From theatre to cinema and literature to art, the influence of Kafka's works are increasingly visible across India. There are translations of the author's short stories and novels available in Indian languages like Hindi, Bengali, Tamil, Malayalam and Urdu. Adaptations of Kafka's works like that of A Report to an Academy in Pune occur with growing regularity in Indian theatre. Filmmakers openly talk about Kafka's influence on their productions. Whether it is literary non-fiction or news reports, titles and headlines draw the word, Kafkaesque, to book covers and front pages of newspapers.
"The name Kafka evokes worldwide a variety of interpretations, metaphors and images with something universal in them," says Rosy Singh, Associate Professor at the Centre of German Studies, School of Language, Literature & Culture Studies of JNU, New Delhi. "In India, Kafka is often interpreted with a local colour and adapted for current contexts," adds Prof. Singh, who has done extensive research on reception of Kafka in India.

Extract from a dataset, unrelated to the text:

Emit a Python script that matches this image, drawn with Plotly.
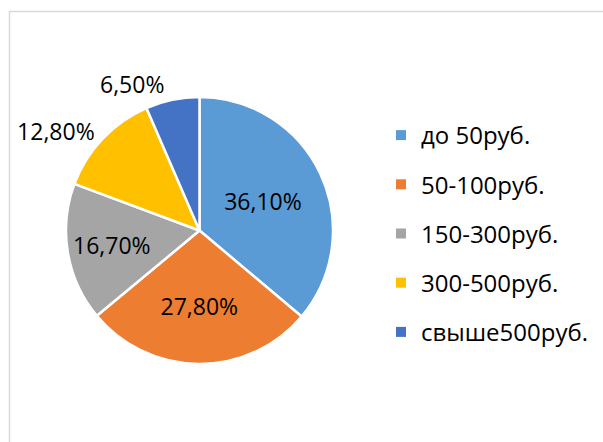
import plotly.graph_objects as go

categories = ["до 50руб.", "50-100руб.", "150-300руб.", "300-500руб.", "свыше500руб."]
values = [36.1, 27.8, 16.7, 12.8, 6.5]
colors = ["#5B9BD5", "#ED7D31", "#A5A5A5", "#FFC000", "#4472C4"]
label_positions = ["inside", "inside", "inside", "outside", "outside"]

W, H = 603, 442
FONT = "Open Sans"
FS = 23

texts = [f"{v:.2f}%".replace(".", ",") for v in values]

fig = go.Figure()
fig.add_trace(go.Pie(
    labels=categories,
    values=values,
    text=texts,
    textinfo="text",
    textposition=label_positions,
    insidetextorientation="horizontal",
    sort=False,
    direction="clockwise",
    rotation=0,
    marker=dict(colors=colors, line=dict(color="white", width=2.5)),
    textfont=dict(family=FONT, size=FS, color="#000000"),
    domain=dict(x=[66 / W, 333 / W], y=[(H - 364) / H, (H - 97) / H]),
    showlegend=False,
    hoverinfo="label+percent",
))

for i, (cat, col) in enumerate(zip(categories, colors)):
    fig.add_trace(go.Scatter(
        x=[None], y=[None], mode="markers",
        marker=dict(symbol="square", size=10, color=col),
        name=cat, legendgroup=f"g{i}", showlegend=True,
    ))

fig.update_layout(
    width=W, height=H,
    margin=dict(l=0, r=0, t=0, b=0),
    paper_bgcolor="white", plot_bgcolor="white",
    xaxis=dict(visible=False), yaxis=dict(visible=False),
    legend=dict(
        x=381 / W, xanchor="left",
        y=1 - 113 / H, yanchor="top",
        font=dict(family=FONT, size=24, color="#000000"),
        tracegroupgap=15,
        bgcolor="rgba(0,0,0,0)",
    ),
    shapes=[dict(type="rect", xref="paper", yref="paper",
                 x0=9.5 / W, x1=1.2, y0=-0.2, y1=1 - 11.5 / H,
                 line=dict(color="#D9D9D9", width=1.5), fillcolor="rgba(0,0,0,0)")],
)

fig.write_html("out.html", config={"displayModeBar": False},
               post_script="document.body.style.margin='0';")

For more than a decade, adaptations of Kafka's short stories and novels have been a recurring theme in theatre festivals in Indian cities like Delhi, Kolkata, Mumbai and Pune. At the National School of Drama (NSD), Delhi's repertory theatre festival in 2006, one of the highlights was Kafka – Ek Adhyay (Kafka – A Chapter), a play on the Czech writer. Staged several times again in the following years, Kafka - Ek Adhyay, written by NSD graduate Asif Ali Haider is set in a sanatorium where Kafka's fiance Felice Bauer is visiting the writer who is undergoing treatment for tuberculosis.
When a new theatre company opened in New Delhi two years ago, its inaugural play in Hindi was an adaptation of The Trial. Rama Theatre Natya Vidya's Giraftari (which means arrest in Hindi) directed by Rama Pandey used folk traditions of India to look at contemporary Indian society through the struggles of Kafka's character with authority and justice. Prism Theatre, another stage group in New Delhi, too adapted The Trial in Hindi in the same year, replacing Joseph K. with Kumar, a software engineer arrested on his 30th birthday.
The Trial also received an adaptation in Hindi in 1989 by celebrated Indian playwright Mohan Maharishi as Joseph Ka Mukadma (Joseph's Court Case). Three years ago, the popular Bharat Rang Mahotsav, a national theatre festival organised by NSD in New Delhi, staged Upashya, a play in Marathi language based on Kafka's short story, A Hunger Artist.
Four years ago, Pune-based theatre director Zameer Badrunnisa brought together Kafka and 15th century Indian poet Kabir Das in a new play, Suno Bhai Kafka (Listen Brother Kafka). "The play was based on the imaginary meeting between Kafka and Kabir," says Badrunnisa, who studied German at the University of Pune. "There were Indian spiritual stories in the play that responded to Kafka's stories," he says, referring to Kabir's poems that questioned religious obscurantism and women's inequality.
In September, Indian artist Paribartana Mohanty joined his mother Bisnupriya Mohanty and aunt Sarojini Mohanty to read from Rupantara, the Oriya translation of The Metamorphosis by famous Indian writer Kamalakanta Mahapatra as part of his artistic project, Five Million Incidents, a new exhibition at the Goethe Institut in New Delhi. "The Metamorphosis is also about family," says Mohanty about reading Kafka's novella in Oriya, his mother tongue. His work, which mainly composed of conversations with his family, explores relationships and nationalism in contemporary society. "How do you understand family as a unit when people are coming together today through different ideologies?" says Mohanty, who tries to understand the answer through the existential dilemma in The Metamorphosis.
Translations of Kafka's works in Indian languages also include, Kafka ki Lokpriya Kahaniyan (2016), a collection of stories in Hindi published by Prabhat Prakashan, Durgam, a Malayalam translation of The Castle, an e-book of The Metamorphosis in Tamil, and a 1962 Urdu translation of the novella, titled Kaya Kalp, by Intizar Husain. Another Urdu writer and teacher, the late Naiyer Masud, a former head of Persian department at the Lucknow University in Uttar Pradesh, translated 20 short stories of Kafka in 1978. Mukadmo, a Gujarati translation of The Trial, is available at a cover price of roughly and one-and-a-half euro.
"There is also a book, Kafka in Ayodhya and Other Stories, by Singapore-based Indian journalist and writer Zafar Anjum, which imagines Kafka going to Ayodhya (where a 16th century mosque was demolished in mob violence in 1992), with a copy of The Metamorphosis in his suitcase," says Rosy Singh, who taught German at the Delhi University for nearly two decades before taking up her current position as Associate Professor at JNU three years ago.
Mumbai-based independent filmmaker-producer Anurag Kashyap's 2007 film No Smoking has a character named K. "K. is a chain smoker who wants to quit smoking. He visits a rehabilitation centre that resembles Kafka's world. The fusion of real and dreamlike worlds, the topography of the apartment blocks and slums, the labyrinthine situations and the fear of the protagonists are quite Kafkaesque," says Singh, whose doctoral thesis was on the famous Czech writer. "India doesn't have a Kafka, but the country has different ways of understanding and adapting his works," she adds.